New polling from three early voting states shows Donald Trump leads the Republican field, but Texas Sen. Ted Cruz is moving into a strong second place in the race for the nomination.
In South Carolina, in fact, Cruz is now tied with Trump, each earning 27 percent support from likely Republican voters. The biggest move perhaps is in Florida, though, where Cruz has edged past Sen. Marco Rubio and former Gov. Jeb Bush.
The most competitive state is New Hampshire, which cast its ballots in less than two months. Trump tops the field with 24 percent, 8 points more than his nearest rival. Cruz has 16 percent support, followed closely by Rubio with 14 percent and New Jersey Governor Chris Christie with 13 percent. Jeb Bush is in fifth, with 9 percent support.
Rubio, Christie and Bush have all spent considerable money on advertising in New Hampshire. Both Christie and Bush, also, have spent considerable time campaigning in the state, whose voters put a premium on retail politics.
The end result is a crowded field for the more moderate or establishment-minded voters. Together, Rubio, Christie and Bush earn 36 percent of New Hampshire Republicans’ vote. Trump and Cruz have 40 percent support between them.
Cruz’s strong showing in New Hampshire is perhaps the most surprising, though. The Texas Senator’s support is strongest nationally among Tea Party supporters, evangelicals and very conservative voters. Neither of these groups are strongly represented among New Hampshire Republicans.
In South Carolina, the Republican race is currently between Trump and Cruz, with all other candidates far behind. Trump and Cruz are tied for the lead, with 27 percent support each. Rubio is a distant third, with 12 percent support. Neurosurgeon Ben Carson is essentially tied with Rubio with 11 percent support. Jeb Bush has 7 percent. All other candidates combined earn just 5 percent support.
South Carolina votes just a little over a week after New Hampshire and opens a string of primaries through Southern states. One of the biggest of these will be Florida, home to both Rubio and Bush.
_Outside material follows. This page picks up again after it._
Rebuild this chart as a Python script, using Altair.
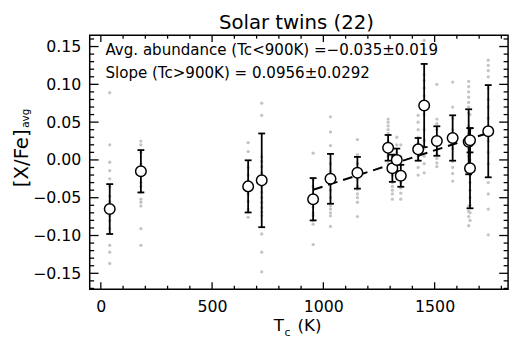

Florida votes on March 15 and, because of RNC rules, its likely the winner of the primary in the Sunshine State will get all of its delegates, rather than a proportional share. That puts Rubio and Bush at a big disadvantage as neither is likely at this point to win the state while both are in the race.
Trump, as elsewhere, leads the Republican field in Florida, with 29 percent of the vote. Cruz is second, with 18 percent. Rubio is in 3rd, but essentially tied with Cruz at 17 percent. Bush is 4th with 10 percent support. Even if Rubio or Bush withdrew, their combined vote share would still fall short of Trump’s support.
This latest poll is the third Florida poll to find Rubio and Bush trailing in third or fourth place in their home state.
The poll of the three early states was commissioned by the Associated Industries of Florida. It was conducted after the fifth Republican debate on December 15. The end take-away from all three polls is that the Republican race is coming down to a ballot among three candidates; Trump, Cruz and Rubio. For now, Trump and Cruz have the edge as the race nears its final turn.